To find out the tasks available you can use $ rake -f perf.rake -T which essentially says use the file perf.rake and list all the tasks.

$ rake -f perf.rake -T
rake perf:allocated_objects  # outputs allocated object diff after app is called TEST_COUNT times
rake perf:ips                # ips
rake perf:mem                # profiles ruby allocation
rake perf:ram_over_time      # outputs ram usage over time
rake perf:require_bench      # show memory usage caused by invoking require per gem
rake perf:stackprof          # sampling stack time
rake perf:test               # hits the url TEST_COUNT times

All the rake tasks accept configuration in the form of environment variables. For example, this command will measure the time it takes to hit your site 100,000 times:

$ rake -f perf.rake perf:test TEST_COUNT=100_000

Tests run against the production environment by default, but it's easy to change this if your app doesn't run locally with RAILS_ENV set to production. For example:

$ rake -f perf.rake perf:mem RAILS_ENV=development

Rack Setup

Using Rails? You don't need to do anything special. If you're using Rack, you need to tell us how to boot your app. In your perf.rake file add a task:

task :rack_load do
  DERAILED_APP = # your code here
end

Set the constant DERAILED_APP to your Rack app. See schneems/derailed_benchmarks#1 for more info.

Config

Here are the common environment variables.

PATH_TO_HIT

By default tasks will hit your homepage /. If you want to hit a different url use PATH_TO_HIT for example if you wanted to go to users/new you can execute:

PATH_TO_HIT=/users/new

USE_SERVER

All tests are run without a webserver by default, if you want to use a webserver set USE_SERVER to a Rack::Server compliant server, such as webrick.

USE_SERVER=webrick

TEST_COUNT

If the test contains an interation (most of them do), control how many times the test will loop before exiting with TEST_COUNT. To run 1 time you can execute

TEST_COUNT=1

Note some tasks have different defaults.

Task Specific notes

perf:mem

This task uses memory_profiler to see where memory is allocated while it is running. By default it will iterate once

perf:ips

Determines the number of times your app can serve a web request each second (iterations per second). Higher number is better. Note this will be much larger if you do not use a server.

perf:ram_over_time

Your app will use memory differently over time, this task records RSS memory usage every 5 seconds and outputs the value to STDOUT and to a file in tmp/. You can use this to build graphs (https://drive.google.com).

perf:require_bench

Shows the amount of memory (RAM) each library takes up when it is required.
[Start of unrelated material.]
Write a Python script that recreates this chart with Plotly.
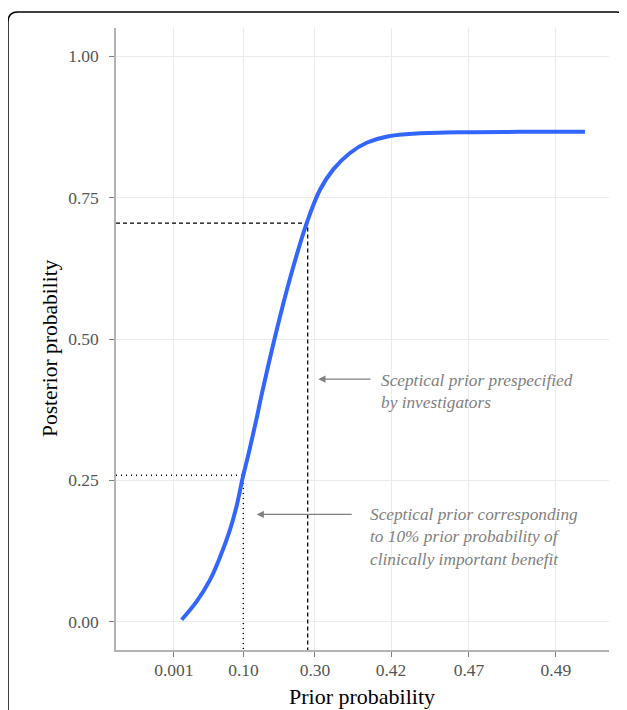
import numpy as np
import plotly.graph_objects as go

# ---- data ----
# prior SD (log axis) and posterior probability of clinically important benefit
prior_sd = [0.353, 0.427, 0.505, 0.573, 0.651, 0.708, 0.767, 0.820, 0.912,
            0.972, 1.175, 1.390, 1.717, 2.032, 2.404, 2.970, 3.668, 4.926,
            6.905, 12.99, 25.0, 58.06]
posterior_prob = [0.0035, 0.036, 0.074, 0.114, 0.163, 0.205, 0.257, 0.295, 0.360,
                  0.402, 0.516, 0.607, 0.705, 0.764, 0.800, 0.829, 0.847, 0.859,
                  0.8635, 0.8658, 0.8663, 0.8665]

tick_sd = [0.320, 0.772, 1.907, 4.99, 13.38, 40.2]
tick_labels = ["0.001", "0.10", "0.30", "0.42", "0.47", "0.49"]
y_ticks = [0.0, 0.25, 0.5, 0.75, 1.0]
y_tick_labels = ["0.00", "0.25", "0.50", "0.75", "1.00"]

investigator_sd, investigator_post = 1.739, 0.705
tenpct_sd, tenpct_post = 0.770, 0.259

label_investigator = "Sceptical prior prespecified<br>by investigators"
label_tenpct = ("Sceptical prior corresponding<br>to 10% prior probability of<br>"
                "clinically important benefit")

# ---- layout geometry (page offset of 8px from body margin) ----
OFF = 8
W, H = 619, 702
ML = 116 - OFF
MT = 28 - OFF
MR = W - (609 - OFF)
MB = H - (650 - OFF)
x_range_log = [-0.813, 1.896]
y_range = [-0.05, 1.05]
FONT = "Liberation Serif"
GRAY = "#808080"

def px2paper(px, py):
    fx, fy = px - OFF, py - OFF
    return (fx - ML) / (W - ML - MR), (H - MB - fy) / (H - MT - MB)

fig = go.Figure()

# reference lines
xmin = 10 ** x_range_log[0]
fig.add_trace(go.Scatter(x=[xmin, investigator_sd, investigator_sd],
                         y=[investigator_post, investigator_post, y_range[0]],
                         mode="lines", line=dict(color="black", width=1.3, dash="4px,3px"),
                         hoverinfo="skip", showlegend=False))
fig.add_trace(go.Scatter(x=[xmin, tenpct_sd, tenpct_sd],
                         y=[tenpct_post, tenpct_post, y_range[0]],
                         mode="lines", line=dict(color="black", width=1.4, dash="1px,4px"),
                         hoverinfo="skip", showlegend=False))

# curve
fig.add_trace(go.Scatter(x=prior_sd, y=posterior_prob, mode="lines",
                         line=dict(color="#3366FF", width=4, shape="spline", smoothing=1.0),
                         showlegend=False))

# arrows
fig.add_annotation(x=0.2985, y=0.429, ax=0.5936, ay=0.429, xref="x", yref="y",
                   axref="x", ayref="y", text="", showarrow=True, arrowhead=2,
                   arrowsize=1.2, arrowwidth=1.2, arrowcolor=GRAY)
fig.add_annotation(x=-0.0399, y=0.1897, ax=0.4908, ay=0.1897, xref="x", yref="y",
                   axref="x", ayref="y", text="", showarrow=True, arrowhead=2,
                   arrowsize=1.2, arrowwidth=1.2, arrowcolor=GRAY)

# annotation texts
fig.add_annotation(x=0.6348, y=0.4078, xref="x", yref="y", text=label_investigator,
                   showarrow=False, xanchor="left", yanchor="middle", align="left",
                   font=dict(family=FONT, size=17.3, color=GRAY, style="italic"))
fig.add_annotation(x=0.5733, y=0.1507, xref="x", yref="y", text=label_tenpct,
                   showarrow=False, xanchor="left", yanchor="middle", align="left",
                   font=dict(family=FONT, size=17.3, color=GRAY, style="italic"))

# axis titles
tx, ty = px2paper(362, 696)
fig.add_annotation(x=tx, y=ty, xref="paper", yref="paper", text="Prior probability",
                   showarrow=False, xanchor="center", yanchor="middle",
                   font=dict(family=FONT, size=22, color="black"))
tx, ty = px2paper(50, 348)
fig.add_annotation(x=tx, y=ty, xref="paper", yref="paper", text="Posterior probability",
                   showarrow=False, textangle=-90, xanchor="center", yanchor="middle",
                   font=dict(family=FONT, size=21.5, color="black"))

# outer rounded box
x0, yb = px2paper(8, 740)
x1, yt = px2paper(626, 12)
r = 10
rx = r / (W - ML - MR)
ry = r / (H - MT - MB)
path = (f"M {x0},{yb} L {x0},{yt - ry} Q {x0},{yt} {x0 + rx},{yt} "
        f"L {x1 - rx},{yt} Q {x1},{yt} {x1},{yt - ry} L {x1},{yb}")
fig.add_shape(type="path", path=path, xref="paper", yref="paper",
              line=dict(color="black", width=1.5), layer="above")

fig.update_layout(
    width=W, height=H,
    margin=dict(l=ML, r=MR, t=MT, b=MB),
    paper_bgcolor="white", plot_bgcolor="white",
    font=dict(family=FONT, color="#4d4d4d"),
    xaxis=dict(type="log", range=x_range_log, tickvals=tick_sd, ticktext=tick_labels,
               showgrid=True, gridcolor="#ebebeb", gridwidth=1.2, zeroline=False,
               showline=True, linecolor="#b3b3b3", linewidth=1.5,
               ticks="outside", ticklen=5, tickcolor="#7f7f7f", tickwidth=1.2,
               ticklabelstandoff=-2,
               tickfont=dict(family=FONT, size=17.5, color="#555555")),
    yaxis=dict(range=y_range, tickvals=y_ticks, ticktext=y_tick_labels,
               showgrid=True, gridcolor="#ebebeb", gridwidth=1.2, zeroline=False,
               showline=True, linecolor="#b3b3b3", linewidth=1.5,
               ticks="outside", ticklen=5, tickcolor="#7f7f7f", tickwidth=1.2,
               ticklabelstandoff=7,
               tickfont=dict(family=FONT, size=17.5, color="#555555")),
)

fig.write_html("out.html")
action_controller/railtie: 1.06 mb
  action_controller: 0.72 mb
    action_controller/metal/live: 0.38 mb
      action_dispatch/http/response: 0.17 mb
        rack/request: 0.05 mb

License

MIT

Acknowledgements

Most of the commands are wrappers around other libraries, go check them out. Also thanks to @tenderlove as I cribbed some of the Rails init code in $ rake perf:setup from one of his projects.